While 2016 was a banner year for the U.S. solar market, 2017 will see the market’s first year-over-year decline in the 21st century, according to the latest report by GTM Research and the Solar Energy Industries Association (SEIA). The Q1 2017 edition of the organizations’ U.S. Solar Market Insight report predicts that the U.S. solar market will decline 10% in 2017 to 13.2 GW, after reaching a high of 14.8 GW last year (increased from the previous estimate of 14.6 GW).
This predicted decline is another illustration of how incentive policies with sharp cut-off dates can wreak havoc on markets, even, as in this case, when the incentive is extended. The projected expiration of the federal Investment Tax Credit (ITC) drove a rush of solar development with projects planned for completion by the end of 2016, and many projects still met that deadline even after the ITC was extended in December 2015.
The build-out of this rush of utility-scale projects means that fewer will be built in 2017, particularly in states where utilities have already met renewable portfolio standard (RPS) requirements for several years in the future.
However, many of the biggest state markets in 2016 were not driven by RPS policies. Among the top 10 states for solar, only three – California, Massachusetts and Colorado – have robust RPS mandates.
In Utah and North Carolina – the #2 and #5 states for the most capacity added during 2016 – the biggest driver was the ability of developers to secure contracts under the Public Utility Regulatory Power Act of 1978 (PURPA). This semi-obscure law requires that utilities buy power from independent generators if that power is cheaper than what they forecast that they would otherwise pay.
In Georgia, the third-largest market, utility-scale solar was initially forced upon utility giant Southern Company by Republican state regulators. And in the fourth-largest market, Nevada, the desire of corporations to secure cheap renewable power has led to both utility defections and “green tariff” power contracts where Apple and other tech companies are buying power from solar projects through NV Energy.

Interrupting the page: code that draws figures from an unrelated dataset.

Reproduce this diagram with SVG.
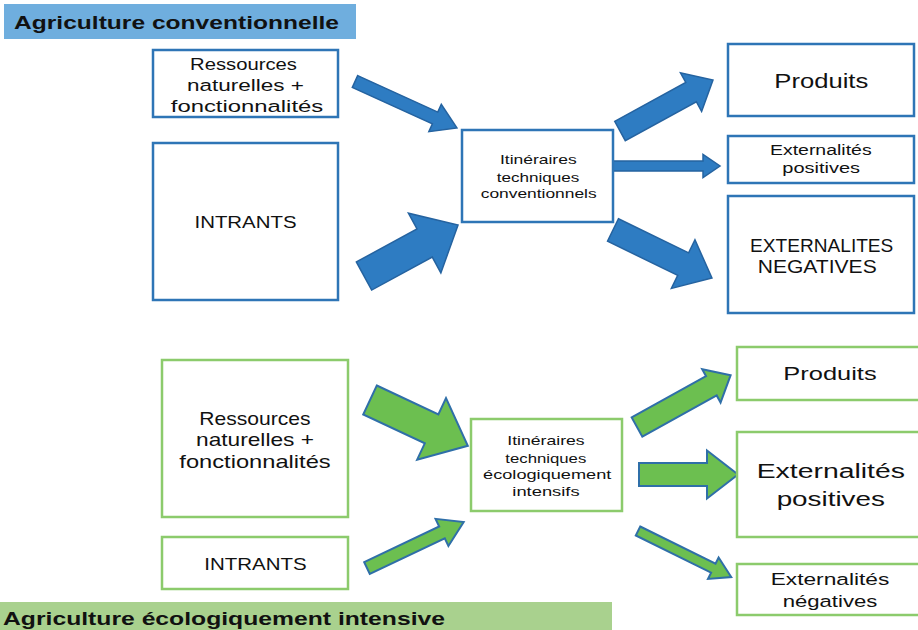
<svg xmlns="http://www.w3.org/2000/svg" width="918" height="630" viewBox="0 0 918 630">
<defs>
<style>
text{font-family:"Liberation Sans","Open Sans",sans-serif;fill:#111;text-anchor:middle}
.title{font-weight:bold;text-anchor:start;font-size:19px}
.bbox{fill:#fff;stroke:#2E75B6;stroke-width:2.5}
.gbox{fill:#fff;stroke:#8CCB6C;stroke-width:2.5}
.barrow{fill:#2E7CC2;stroke:#2563A0;stroke-width:1.5;stroke-linejoin:miter}
.garrow{fill:#6CBF50;stroke:#2F6FA8;stroke-width:2;stroke-linejoin:miter}
</style>
</defs>
<rect width="918" height="630" fill="#fff"/>
<g id="title-conv">
<rect x="4" y="4" width="352" height="35" fill="#6FAEDE"/>
<text class="title" x="14" y="28.5" textLength="325" lengthAdjust="spacingAndGlyphs">Agriculture conventionnelle</text>
</g>
<g id="title-eco">
<rect x="0" y="602" width="612" height="28" fill="#A9D18E"/>
<text class="title" x="3" y="624.5" textLength="442" lengthAdjust="spacingAndGlyphs">Agriculture écologiquement intensive</text>
</g>
<g id="connectors">
<polygon class="barrow" transform="translate(355,81.5) rotate(24.5)" points="0,-6.5 88,-6.5 88,-15 112,0 88,15 88,6.5 0,6.5"/>
<polygon class="barrow" transform="translate(364,276) rotate(-28.5)" points="0,-16 69,-16 69,-34 107,0 69,34 69,16 0,16"/>
<polygon class="barrow" transform="translate(620,131) rotate(-28.7)" points="0,-11 81,-11 81,-22 106,0 81,22 81,11 0,11"/>
<polygon class="barrow" transform="translate(613,166)" points="0,-5 90,-5 90,-11.5 107,0 90,11.5 90,5 0,5"/>
<polygon class="barrow" transform="translate(613,230) rotate(25.9)" points="0,-12.5 78,-12.5 78,-27 110,0 78,27 78,12.5 0,12.5"/>
<polygon class="garrow" transform="translate(370,400) rotate(25.1)" points="0,-16 68,-16 68,-34 108,0 68,34 68,16 0,16"/>
<polygon class="garrow" transform="translate(367,568) rotate(-25.4)" points="0,-6.5 83,-6.5 83,-15 107,0 83,15 83,6.5 0,6.5"/>
<polygon class="garrow" transform="translate(637,427) rotate(-28.95)" points="0,-11 85,-11 85,-19 107,0 85,19 85,11 0,11"/>
<polygon class="garrow" transform="translate(639,474.5)" points="0,-11.5 68,-11.5 68,-24 99,0 68,24 68,11.5 0,11.5"/>
<polygon class="garrow" transform="translate(638,531) rotate(26.3)" points="0,-5 84,-5 84,-12 104,0 84,12 84,5 0,5"/>
</g>
<g id="conv-ressources">
<rect class="bbox" x="153" y="50" width="185" height="67"/>
<text font-size="17.2" x="243.5" y="70" textLength="107" lengthAdjust="spacingAndGlyphs">Ressources</text>
<text font-size="17.2" x="245.5" y="90.5" textLength="117" lengthAdjust="spacingAndGlyphs">naturelles +</text>
<text font-size="17.2" x="247" y="111.5" textLength="152.5" lengthAdjust="spacingAndGlyphs">fonctionnalités</text>
</g>
<g id="conv-intrants">
<rect class="bbox" x="153" y="143" width="185" height="157"/>
<text font-size="17.2" x="245.5" y="228.3" textLength="102" lengthAdjust="spacingAndGlyphs">INTRANTS</text>
</g>
<g id="conv-itineraires">
<rect class="bbox" x="462" y="130" width="151" height="92"/>
<text font-size="12.6" x="538.3" y="164" textLength="76.7" lengthAdjust="spacingAndGlyphs">Itinéraires</text>
<text font-size="12.6" x="538" y="181.5" textLength="82.7" lengthAdjust="spacingAndGlyphs">techniques</text>
<text font-size="12.6" x="538.7" y="198.3" textLength="116" lengthAdjust="spacingAndGlyphs">conventionnels</text>
</g>
<g id="conv-produits">
<rect class="bbox" x="728" y="44" width="186" height="72"/>
<text font-size="21" x="821.3" y="88.3" textLength="94" lengthAdjust="spacingAndGlyphs">Produits</text>
</g>
<g id="conv-ext-pos">
<rect class="bbox" x="728" y="136" width="186" height="47"/>
<text font-size="14" x="820.8" y="155" textLength="101.7" lengthAdjust="spacingAndGlyphs">Externalités</text>
<text font-size="14" x="821.2" y="173.3" textLength="77.7" lengthAdjust="spacingAndGlyphs">positives</text>
</g>
<g id="conv-ext-neg">
<rect class="bbox" x="728" y="196" width="186" height="117"/>
<text font-size="18.6" x="821.7" y="251.7" textLength="143.3" lengthAdjust="spacingAndGlyphs">EXTERNALITES</text>
<text font-size="18.6" x="817.2" y="272.7" textLength="119" lengthAdjust="spacingAndGlyphs">NEGATIVES</text>
</g>
<g id="eco-ressources">
<rect class="gbox" x="162" y="360" width="186" height="157"/>
<text font-size="17.7" x="255" y="425" textLength="111.3" lengthAdjust="spacingAndGlyphs">Ressources</text>
<text font-size="17.7" x="255" y="446" textLength="118" lengthAdjust="spacingAndGlyphs">naturelles +</text>
<text font-size="17.7" x="255" y="467.7" textLength="151.3" lengthAdjust="spacingAndGlyphs">fonctionnalités</text>
</g>
<g id="eco-intrants">
<rect class="gbox" x="162" y="537" width="186" height="52"/>
<text font-size="16.4" x="255.5" y="570" textLength="102.3" lengthAdjust="spacingAndGlyphs">INTRANTS</text>
</g>
<g id="eco-itineraires">
<rect class="gbox" x="471" y="419" width="151" height="92"/>
<text font-size="12.6" x="546" y="445" textLength="77.3" lengthAdjust="spacingAndGlyphs">Itinéraires</text>
<text font-size="12.6" x="545.8" y="462.5" textLength="81" lengthAdjust="spacingAndGlyphs">techniques</text>
<text font-size="12.6" x="547.2" y="479.3" textLength="128.3" lengthAdjust="spacingAndGlyphs">écologiquement</text>
<text font-size="12.6" x="546" y="496" textLength="67.3" lengthAdjust="spacingAndGlyphs">intensifs</text>
</g>
<g id="eco-produits">
<rect class="gbox" x="737" y="347" width="190" height="53"/>
<text font-size="18.6" x="830" y="380" textLength="93.3" lengthAdjust="spacingAndGlyphs">Produits</text>
</g>
<g id="eco-ext-pos">
<rect class="gbox" x="737" y="432" width="190" height="105"/>
<text font-size="20" x="830.8" y="478.3" textLength="148.3" lengthAdjust="spacingAndGlyphs">Externalités</text>
<text font-size="20" x="830.8" y="506" textLength="108.3" lengthAdjust="spacingAndGlyphs">positives</text>
</g>
<g id="eco-ext-neg">
<rect class="gbox" x="737" y="564" width="190" height="51"/>
<text font-size="16.3" x="830" y="585" textLength="118.7" lengthAdjust="spacingAndGlyphs">Externalités</text>
<text font-size="16.3" x="830" y="606.5" textLength="94.7" lengthAdjust="spacingAndGlyphs">négatives</text>
</g>
</svg>
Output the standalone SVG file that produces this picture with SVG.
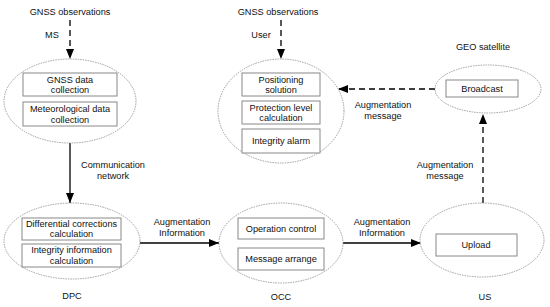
<svg xmlns="http://www.w3.org/2000/svg" width="550" height="307" viewBox="0 0 550 307">
<style>
text{font-family:"Liberation Sans",Arial,sans-serif;font-size:9.2px;fill:#111;text-anchor:middle}
.ell{fill:#fff;stroke:#888;stroke-width:0.8;stroke-dasharray:1.5,1}
.box{fill:#fff;stroke:#888;stroke-width:1}
.ln{fill:none;stroke:#000;stroke-width:1.3}
.dash{stroke-dasharray:6,4}
</style>
<defs>
<marker id="ah" viewBox="0 0 10 8" refX="10" refY="4" markerWidth="10" markerHeight="8" markerUnits="userSpaceOnUse" orient="auto">
<path d="M0,0 L10,4 L0,8 Z" fill="#000"/>
</marker>
</defs>
<g id="connectors">
<line class="ln dash" x1="70" y1="20" x2="70" y2="59" marker-end="url(#ah)"/>
<line class="ln dash" x1="281" y1="20" x2="281" y2="59" marker-end="url(#ah)"/>
<line class="ln dash" x1="435" y1="89" x2="338" y2="89" marker-end="url(#ah)"/>
<line class="ln dash" x1="483" y1="203" x2="483" y2="114" marker-end="url(#ah)"/>
<line class="ln" x1="70" y1="143" x2="70" y2="203" marker-end="url(#ah)"/>
<line class="ln" x1="140" y1="243" x2="219" y2="243" marker-end="url(#ah)"/>
<line class="ln" x1="343" y1="243" x2="421" y2="243" marker-end="url(#ah)"/>
<text x="70" y="15">GNSS observations</text>
<text x="52" y="38">MS</text>
<text x="278" y="15">GNSS observations</text>
<text x="261" y="38">User</text>
<text x="383" y="108">Augmentation</text>
<text x="383" y="119">message</text>
<text x="445" y="168">Augmentation</text>
<text x="445" y="179">message</text>
<text x="113" y="168">Communication</text>
<text x="113" y="179">network</text>
<text x="182" y="225">Augmentation</text>
<text x="182" y="236">Information</text>
<text x="382" y="225">Augmentation</text>
<text x="382" y="236">Information</text>
</g>
<g id="MS">
<ellipse class="ell" cx="70" cy="101" rx="66" ry="42"/>
<rect class="box" x="23" y="73" width="94" height="23"/>
<text x="70" y="83">GNSS data</text>
<text x="70" y="93">collection</text>
<rect class="box" x="23" y="102" width="94" height="24"/>
<text x="70" y="112">Meteorological data</text>
<text x="70" y="122.5">collection</text>
</g>
<g id="User">
<ellipse class="ell" cx="281" cy="111" rx="63" ry="52"/>
<rect class="box" x="242" y="73" width="78" height="23"/>
<text x="281" y="83">Positioning</text>
<text x="281" y="93">solution</text>
<rect class="box" x="242" y="101" width="78" height="23"/>
<text x="281" y="111">Protection level</text>
<text x="281" y="121">calculation</text>
<rect class="box" x="242" y="129" width="78" height="24"/>
<text x="281" y="144">Integrity alarm</text>
</g>
<g id="GEO">
<text x="483" y="50">GEO satellite</text>
<ellipse class="ell" cx="488" cy="89" rx="53" ry="24"/>
<rect class="box" x="446" y="80" width="72" height="17"/>
<text x="482" y="91.5">Broadcast</text>
</g>
<g id="DPC">
<ellipse class="ell" cx="72" cy="241" rx="68" ry="38"/>
<rect class="box" x="22" y="218" width="99" height="22"/>
<text x="71.5" y="227">Differential corrections</text>
<text x="71.5" y="237">calculation</text>
<rect class="box" x="22" y="244" width="99" height="23"/>
<text x="71.5" y="253">Integrity information</text>
<text x="71.5" y="263.5">calculation</text>
<text x="72" y="299">DPC</text>
</g>
<g id="OCC">
<ellipse class="ell" cx="281" cy="243" rx="62" ry="40"/>
<rect class="box" x="238" y="218" width="86" height="21"/>
<text x="281" y="232">Operation control</text>
<rect class="box" x="238" y="248" width="86" height="22"/>
<text x="281" y="262">Message arrange</text>
<text x="281" y="300">OCC</text>
</g>
<g id="US">
<ellipse class="ell" cx="482" cy="240" rx="62" ry="37"/>
<rect class="box" x="436" y="234" width="81" height="22"/>
<text x="476" y="248">Upload</text>
<text x="485" y="300">US</text>
</g>
</svg>
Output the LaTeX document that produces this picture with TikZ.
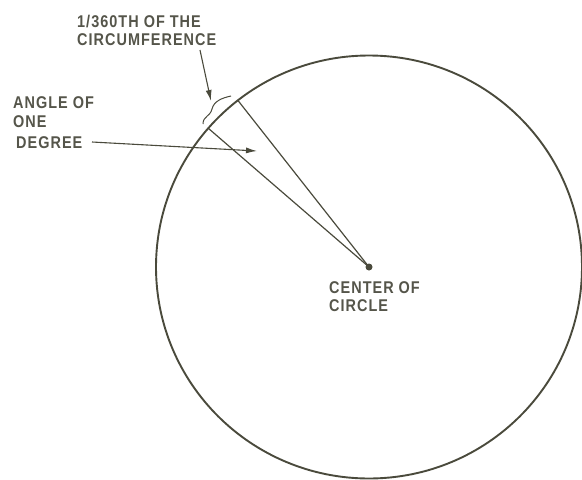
\documentclass[tikz,border=0pt]{standalone}
\usepackage{fontspec}
\setmainfont{Liberation Sans}
\usetikzlibrary{arrows.meta}
\definecolor{ink}{HTML}{4A4A3C}
\definecolor{txt}{HTML}{55554A}
\begin{document}
\begin{tikzpicture}[x=1pt,y=-1pt,
  lbl/.style={anchor=base west, inner sep=0pt, text=txt,
    font=\fontsize{17}{18}\selectfont\bfseries\addfontfeature{FakeStretch=0.85,LetterSpace=6}},
  rim/.style={draw=ink, line width=1.9pt},
  ray/.style={draw=ink, line width=1.2pt},
  arr/.style={draw=ink, line width=1.1pt, -{Latex[length=11pt,width=6pt]}},
  dot/.style={circle, fill=ink, inner sep=0pt, minimum size=7pt}]
\useasboundingbox (0,0) rectangle (582,480);
% centre and circle
\node[dot] (c) at (369,267) {};
\draw[rim] (c.center) ellipse [x radius=213, y radius=211.5];
% radii
\draw[ray] (c.center) -- ++(231.8:212) coordinate (p1);
\draw[ray] (c.center) -- ++(220.8:212) coordinate (p2);
% brace over the arc
\draw[ray, line width=1pt] (203,124) .. controls (203,116) and (210,117) .. (212,109)
   .. controls (214,101) and (222,98) .. (231,96);
% labels
\node[lbl] (t1) at (77,27.5) {1/360TH OF THE};
\node[lbl] (t2) at (77,45.5) {CIRCUMFERENCE};
\node[lbl] (t3) at (13,108) {ANGLE OF};
\node[lbl] (t4) at (13,127.5) {ONE};
\node[lbl] (t5) at (16,148.5) {DEGREE};
\node[lbl] (t6) at (329,293) {CENTER OF};
\node[lbl] (t7) at (329,311) {CIRCLE};
% arrows
\coordinate (a1s) at (200,50);
\coordinate (a1e) at (211,101);
\draw[arr] (a1s) -- (a1e);
\coordinate (a2s) at (92,142);
\coordinate (a2e) at (257,151);
\draw[arr] (a2s) -- (a2e);
\end{tikzpicture}
\end{document}
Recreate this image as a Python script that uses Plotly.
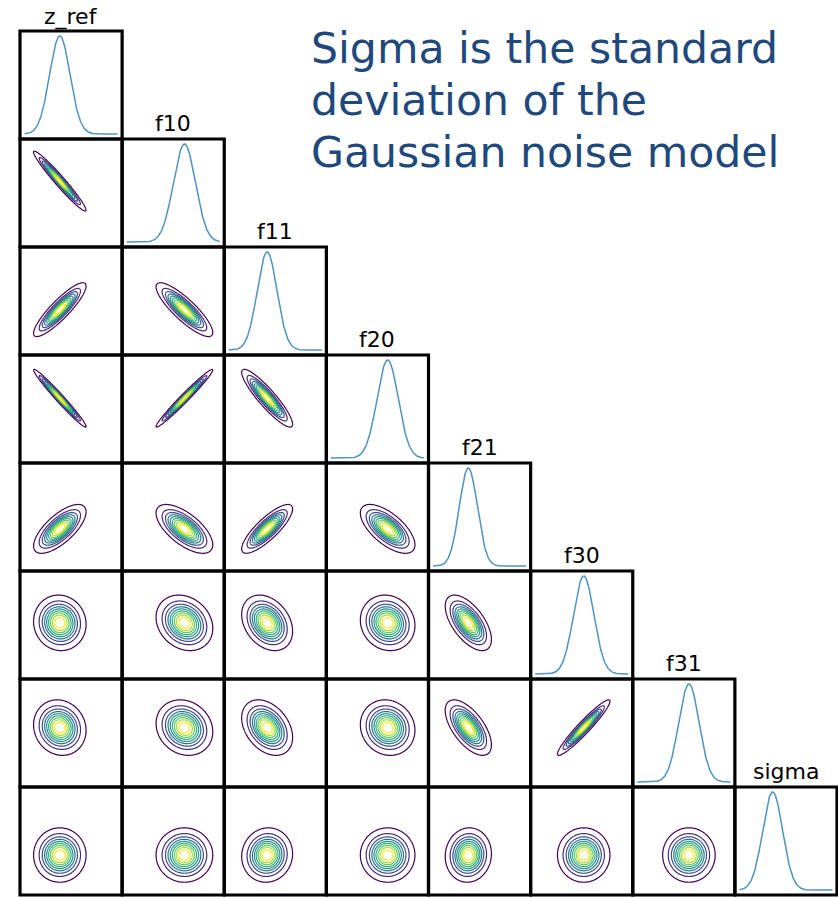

All of this was enabled by falling prices, with GTM Research estimating that system prices fell 20% in 2016 – the biggest annual price decline since the company began compiling the Solar Market Insight report.
Outside the utility-scale market, GTM Research sees ongoing growth in both the residential and commercial and industrial (C&I) sectors. “Though utility PV will reset from an origination perspective starting in 2017-2018, distributed solar is largely expected to continue to grow over the next few years due to rapid system cost declines and a growing number of states reaching grid parity,” said Corey Honeyman, associate director of GTM Research.
However, this does not mean that it is all roses for either residential or C&I solar. Residential solar’s growth rate slowed to only 19% in 2016, and California’s residential solar market showed only single-digit growth, as much of the state transitions to “net metering 2.0”.
“Ongoing (net metering) and rate design battles – in conjunction with a declining incentive environment for non-residential PV – will continue to present risks to distributed solar growth,” warns Honeyman.
But while markets such as California cool down, the declining cost of solar is driving growth in a wider range of states across the nation. In 2016 a record 22 states installed more than 100 MW of solar, and GTM Research sees particular potential the fast-growing community solar market.